Quantomeno, in via prevalente, a coloro i quali sono coinvolti all’interno del sistema di organizzazione di pazienti Covid-19, in forma preventiva.

Qual è il suo punto di vista in materia di sicurezza sul lavoro?

Nella realtà dei fatti le norme di sicurezza sul lavoro non sono seguite: i dispositivi non sono a norma, le procedure non sono state adottate, i lavoratori non sono stati adeguatamente formati. Questa è una situazione emergenziale, che noi abbiamo registrato ed evidenziato. Non diventa alibi per gli infermieri per non prestare assistenza. Ma, in futuro, ove saranno verificate delle conseguenze in danno degli infermieri, ovviamente, ci muoveremo in tutela dei loro interessi.

Il sistema dei reclutamenti non funziona, capita che la prima assunzione in servizio si venga “sbattuti” in una rianimazione, senza essere stati affiancati o tutelati, senza la formazione dovuta dalla circostanza… è sconcertante. Sono stati fatti dei corsi online, ma niente di più; è venuta meno una attenzione alle misure da adottare. Adesso noi dobbiamo continuare ad andare avanti comunque. E dobbiamo documentare quello che accade.

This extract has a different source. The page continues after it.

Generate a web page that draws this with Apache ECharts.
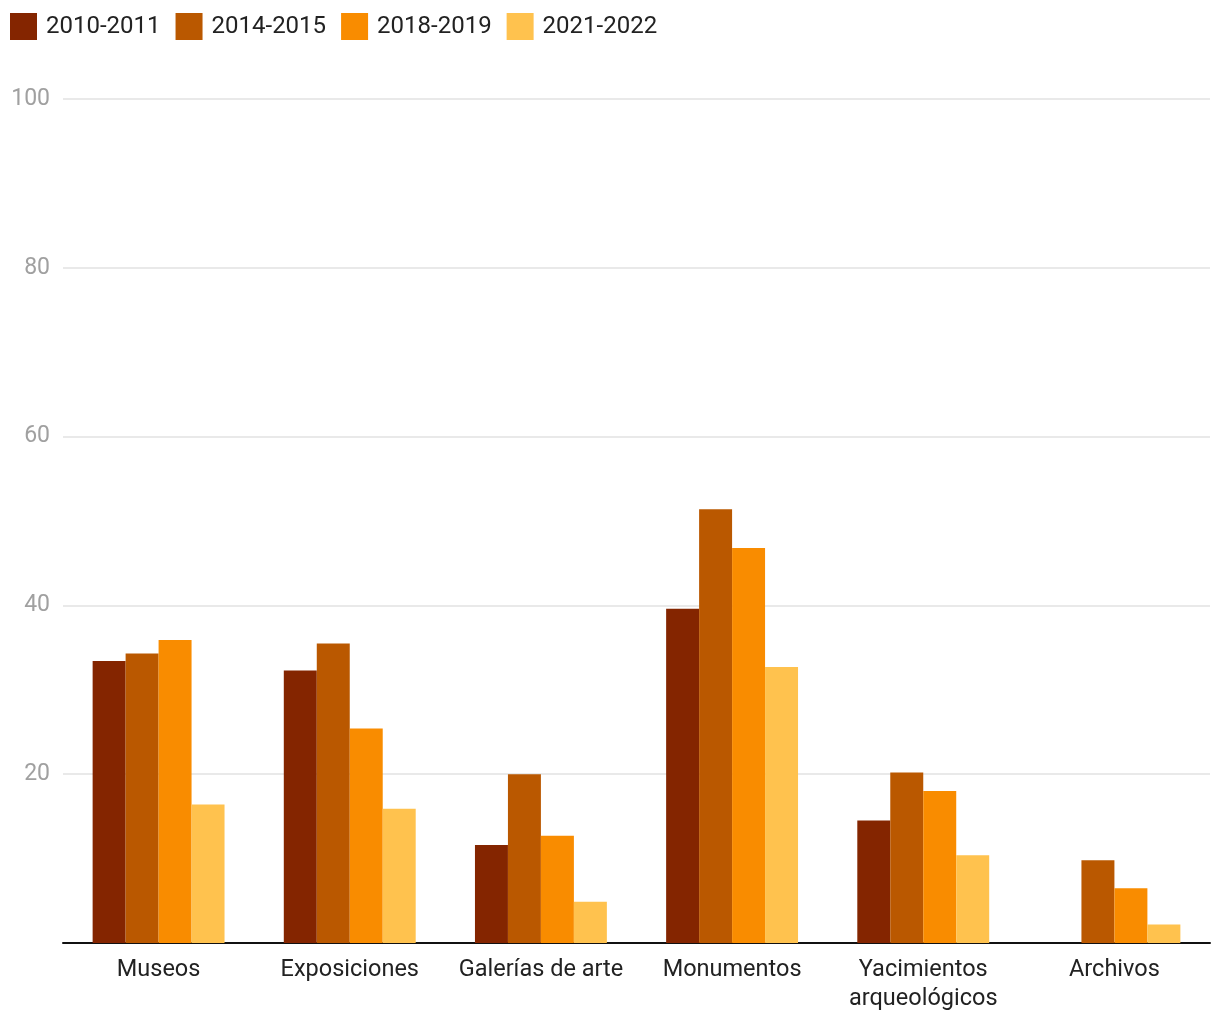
<!DOCTYPE html>
<html>
<head>
<meta charset="utf-8">
<script src="https://cdn.jsdelivr.net/npm/echarts@6/dist/echarts.min.js"></script>
<style>
html,body{margin:0;padding:0;background:#fff;}
#chart{width:1220px;height:1020px;}
</style>
</head>
<body>
<div id="chart"></div>
<script>
const categories = ['Museos', 'Exposiciones', 'Galerías de arte', 'Monumentos', 'Yacimientos\narqueológicos', 'Archivos'];
const seriesNames = ['2010-2011', '2014-2015', '2018-2019', '2021-2022'];
const s2010 = [33.4, 32.3, 11.6, 39.6, 14.5, null];
const s2014 = [34.3, 35.5, 20.0, 51.4, 20.2, 9.8];
const s2018 = [35.9, 25.4, 12.7, 46.8, 18.0, 6.5];
const s2021 = [16.4, 15.9, 4.9, 32.7, 10.4, 2.2];
const yTicks = [0, 20, 40, 60, 80, 100];
const colors = ['#842500', '#BA5800', '#F98C00', '#FFC24E'];

const chart = echarts.init(document.getElementById('chart'));
const font = 'Roboto, "Noto Sans", sans-serif';
const data = [s2010, s2014, s2018, s2021];
chart.setOption({
  animation: false,
  color: colors,
  legend: {
    left: 10, top: 13, padding: 0, itemWidth: 27, itemHeight: 27, itemGap: 15,
    icon: 'rect',
    textStyle: { fontSize: 24, color: '#222', fontFamily: font, padding: [0, 0, 0, 4] },
    data: seriesNames
  },
  grid: { left: 63, right: 10, top: 99, bottom: 77 },
  xAxis: {
    type: 'category',
    data: categories,
    axisLine: { lineStyle: { color: '#111', width: 2 } },
    axisTick: { show: false },
    axisLabel: { fontSize: 23.5, color: '#222', fontFamily: font, margin: 13, lineHeight: 29, interval: 0 }
  },
  yAxis: {
    type: 'value',
    min: yTicks[0], max: yTicks[yTicks.length - 1], interval: 20,
    axisLine: { show: false },
    axisTick: { show: false },
    splitLine: { lineStyle: { color: '#e2e2e2', width: 1.5 } },
    axisLabel: {
      fontSize: 23, color: '#a0a0a0', fontFamily: font, margin: 13,
      formatter: v => v === 0 ? '' : String(v)
    }
  },
  series: seriesNames.map((n, i) => ({
    name: n, type: 'bar', data: data[i],
    barGap: '0%', barCategoryGap: '31%',
    itemStyle: { color: colors[i] }
  }))
});
</script>
</body>
</html>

A proposito di “documentare”, il Centro Studi di OPI Giovani di Bari ha portato a termine una ricerca sui decessi dei medici che la FNOMCeO espone sul proprio sito istituzionale con un approfondimento analitico e di studio dei dati. Quale è stato il motivo che ha condotto allo svolgimento della ricerca?

La ricerca è stata letta come una sorta di provocazione, noi l’abbiamo fatto perché ogni mattina, accesa la televisione, i media riportavano il numero dei medici e infermieri morti per coronavirus

. Ci siamo chiesti quale fosse la fonte della notizia. I dati dei medici e infermieri morti per coronavirus esposti sul sito della FNOMCeO effettivamente combaciavano con quelli riportati dai media, ma non erano approfonditi.

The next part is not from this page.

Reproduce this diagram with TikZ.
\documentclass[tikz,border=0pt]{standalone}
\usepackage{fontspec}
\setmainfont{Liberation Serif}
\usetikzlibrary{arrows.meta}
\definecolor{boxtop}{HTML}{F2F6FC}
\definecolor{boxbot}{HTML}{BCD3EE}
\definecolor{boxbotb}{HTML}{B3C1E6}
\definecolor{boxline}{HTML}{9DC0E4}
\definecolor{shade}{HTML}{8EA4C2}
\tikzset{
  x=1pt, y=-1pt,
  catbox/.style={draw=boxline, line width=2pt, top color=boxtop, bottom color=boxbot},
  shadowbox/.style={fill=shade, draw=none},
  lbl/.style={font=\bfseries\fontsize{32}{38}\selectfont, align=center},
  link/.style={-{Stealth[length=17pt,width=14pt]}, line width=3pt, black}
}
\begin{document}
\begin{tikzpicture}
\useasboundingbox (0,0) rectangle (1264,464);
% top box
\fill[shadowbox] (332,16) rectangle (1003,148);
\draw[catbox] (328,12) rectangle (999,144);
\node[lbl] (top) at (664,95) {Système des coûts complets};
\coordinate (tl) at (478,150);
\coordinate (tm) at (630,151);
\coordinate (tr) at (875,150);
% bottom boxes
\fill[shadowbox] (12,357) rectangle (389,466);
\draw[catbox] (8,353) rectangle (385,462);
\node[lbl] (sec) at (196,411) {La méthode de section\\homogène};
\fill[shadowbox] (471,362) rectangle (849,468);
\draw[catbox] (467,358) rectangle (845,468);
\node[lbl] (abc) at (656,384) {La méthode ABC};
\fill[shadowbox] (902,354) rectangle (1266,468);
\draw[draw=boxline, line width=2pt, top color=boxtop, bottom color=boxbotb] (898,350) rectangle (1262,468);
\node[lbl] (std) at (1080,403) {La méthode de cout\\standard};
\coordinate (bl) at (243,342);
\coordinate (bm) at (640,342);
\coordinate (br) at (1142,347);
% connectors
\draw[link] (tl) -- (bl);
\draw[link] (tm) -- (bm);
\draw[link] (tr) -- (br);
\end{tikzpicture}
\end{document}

Il nostro studio ha evidenziato un dato importante: nell’elenco erano riportati sia i medici morti a causa del Covid-19 mentre prestavano servizio che quelli deceduti anche a causa dell’anzianità e ormai probabilmente in pensione. Per intenderci, si registrava anche il decesso di un ultracentenario!

L’attenzione ai dati è importante, perché se si riporta un dato relativo alla morte di medici per Covid e questo dato si innesta con altre comunicazioni, come la mancanza dei dispositivi di protezione e tante altre insufficienze, si ha l’impressione che le morti siano state determinate da un certo contesto. Ma la realtà non è questa… Dopotutto, chi è più a stretto contatto con il paziente è l’infermiere, e alla fine sarà solo quando tireremo le somme che faremo vere analisi.

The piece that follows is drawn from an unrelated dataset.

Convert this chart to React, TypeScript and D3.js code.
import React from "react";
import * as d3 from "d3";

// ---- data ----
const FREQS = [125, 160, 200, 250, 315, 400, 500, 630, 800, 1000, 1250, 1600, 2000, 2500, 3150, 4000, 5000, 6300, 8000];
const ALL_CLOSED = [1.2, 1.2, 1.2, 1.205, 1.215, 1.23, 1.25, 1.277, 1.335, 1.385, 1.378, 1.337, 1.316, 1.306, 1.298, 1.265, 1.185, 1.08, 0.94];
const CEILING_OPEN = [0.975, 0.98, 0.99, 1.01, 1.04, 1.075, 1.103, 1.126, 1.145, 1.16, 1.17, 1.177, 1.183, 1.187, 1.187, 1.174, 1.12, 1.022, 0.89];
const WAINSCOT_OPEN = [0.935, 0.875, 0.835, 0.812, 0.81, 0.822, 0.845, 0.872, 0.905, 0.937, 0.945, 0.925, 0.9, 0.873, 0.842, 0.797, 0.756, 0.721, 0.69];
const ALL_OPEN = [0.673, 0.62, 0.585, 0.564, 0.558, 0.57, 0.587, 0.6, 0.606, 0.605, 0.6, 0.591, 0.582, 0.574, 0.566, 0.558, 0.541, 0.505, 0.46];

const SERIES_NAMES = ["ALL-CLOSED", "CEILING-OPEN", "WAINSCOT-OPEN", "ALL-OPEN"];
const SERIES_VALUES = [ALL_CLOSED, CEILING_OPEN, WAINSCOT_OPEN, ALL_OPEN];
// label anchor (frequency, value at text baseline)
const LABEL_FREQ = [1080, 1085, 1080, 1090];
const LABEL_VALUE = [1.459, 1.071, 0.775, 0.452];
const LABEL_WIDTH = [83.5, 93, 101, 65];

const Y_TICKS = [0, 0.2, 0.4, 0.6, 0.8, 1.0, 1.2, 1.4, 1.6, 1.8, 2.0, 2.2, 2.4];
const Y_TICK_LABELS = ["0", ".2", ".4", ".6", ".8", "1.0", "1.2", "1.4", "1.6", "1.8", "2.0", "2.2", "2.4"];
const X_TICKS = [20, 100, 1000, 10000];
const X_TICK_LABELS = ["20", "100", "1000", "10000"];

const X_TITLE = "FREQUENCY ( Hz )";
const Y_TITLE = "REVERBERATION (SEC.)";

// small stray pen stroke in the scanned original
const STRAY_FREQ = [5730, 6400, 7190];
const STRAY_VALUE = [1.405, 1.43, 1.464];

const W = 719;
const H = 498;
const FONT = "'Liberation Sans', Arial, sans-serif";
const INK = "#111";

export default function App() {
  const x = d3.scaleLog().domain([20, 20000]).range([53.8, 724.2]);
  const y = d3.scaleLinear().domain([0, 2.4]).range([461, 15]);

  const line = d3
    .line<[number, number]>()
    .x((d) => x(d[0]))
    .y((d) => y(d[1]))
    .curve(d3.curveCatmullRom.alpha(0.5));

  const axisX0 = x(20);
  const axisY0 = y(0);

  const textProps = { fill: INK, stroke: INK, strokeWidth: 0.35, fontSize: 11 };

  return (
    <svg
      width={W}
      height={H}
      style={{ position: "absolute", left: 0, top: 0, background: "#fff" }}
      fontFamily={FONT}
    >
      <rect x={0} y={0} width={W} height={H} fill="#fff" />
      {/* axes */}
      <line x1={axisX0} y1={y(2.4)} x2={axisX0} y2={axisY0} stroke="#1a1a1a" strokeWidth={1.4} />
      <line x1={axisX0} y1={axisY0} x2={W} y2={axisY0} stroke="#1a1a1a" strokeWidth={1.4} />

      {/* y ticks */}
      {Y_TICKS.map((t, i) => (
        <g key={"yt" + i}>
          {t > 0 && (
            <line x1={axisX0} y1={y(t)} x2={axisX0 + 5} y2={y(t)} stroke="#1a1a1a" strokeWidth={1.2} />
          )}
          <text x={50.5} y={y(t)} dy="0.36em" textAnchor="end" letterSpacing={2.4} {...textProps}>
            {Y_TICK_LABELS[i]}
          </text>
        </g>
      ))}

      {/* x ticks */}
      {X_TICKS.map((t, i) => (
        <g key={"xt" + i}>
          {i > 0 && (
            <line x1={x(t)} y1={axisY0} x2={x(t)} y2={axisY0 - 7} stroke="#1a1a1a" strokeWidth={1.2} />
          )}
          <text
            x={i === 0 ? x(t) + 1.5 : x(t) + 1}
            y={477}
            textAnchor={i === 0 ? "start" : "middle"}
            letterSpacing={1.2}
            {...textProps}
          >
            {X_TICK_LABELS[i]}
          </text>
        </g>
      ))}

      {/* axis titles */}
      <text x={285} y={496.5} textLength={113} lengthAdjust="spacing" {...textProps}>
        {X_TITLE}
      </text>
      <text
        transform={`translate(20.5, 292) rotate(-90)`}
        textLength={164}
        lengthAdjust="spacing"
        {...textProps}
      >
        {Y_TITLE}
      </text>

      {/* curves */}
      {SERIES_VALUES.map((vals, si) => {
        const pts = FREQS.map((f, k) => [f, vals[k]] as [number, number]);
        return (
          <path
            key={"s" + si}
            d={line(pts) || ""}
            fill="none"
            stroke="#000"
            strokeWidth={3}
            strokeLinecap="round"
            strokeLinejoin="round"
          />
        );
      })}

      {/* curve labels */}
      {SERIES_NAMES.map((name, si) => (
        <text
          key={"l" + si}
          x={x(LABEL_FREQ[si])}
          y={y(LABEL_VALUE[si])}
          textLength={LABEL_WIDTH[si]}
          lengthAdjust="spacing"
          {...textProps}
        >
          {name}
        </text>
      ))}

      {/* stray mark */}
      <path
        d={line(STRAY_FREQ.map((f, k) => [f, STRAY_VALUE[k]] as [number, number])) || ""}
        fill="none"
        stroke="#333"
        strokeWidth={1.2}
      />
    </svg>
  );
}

Il presidente della regione Puglia, Michele Emiliano, sta promuovendo in questi giorni l’inziativa di autodiagnosi e telemonitoraggio #accasa. Cosa ne pensa? Crede sarà utile nel contenere l’epidemia?

Preferisco non esprimermi su questo punto, che sia utile o meno. Ma credo che sarà inutile.

Questa è una domanda che abbiamo posto al presidente OPI di Milano, la facciamo anche a lei: avete pensato a qualche tipo di supporto psicologico rispetto a quelle situazioni di stress emotivo che riguardano sia i pazienti che i lavoratori in questi giorni difficili?

La nostra situazione non è per nulla paragonabile a quella della Lombardia. Tuttavia, noi abbiamo accolto con piacere l’offerta che ci è stata data dall’Ordine degli Psicologi di fornire in maniera gratuita supporto psicologico agli infermieri.

Quali sono le previsioni per la “fase due”?

Noi abbiamo un contesto particolare in Puglia, per numero di casi, per evoluzione epidemiologica e per l’organizzazione del sistema legato alle prestazioni di carattere sanitario. Io penso che, se si riesce a contenere i focolai (soprattutto per quanto riguarda le RSA), è un buon punto di partenza il nostro. Credo, inoltre, che fare informazione tra i cittadini, pretendendo l’osservanza più rigida delle regole, ci dovrebbe permettere di ripartire.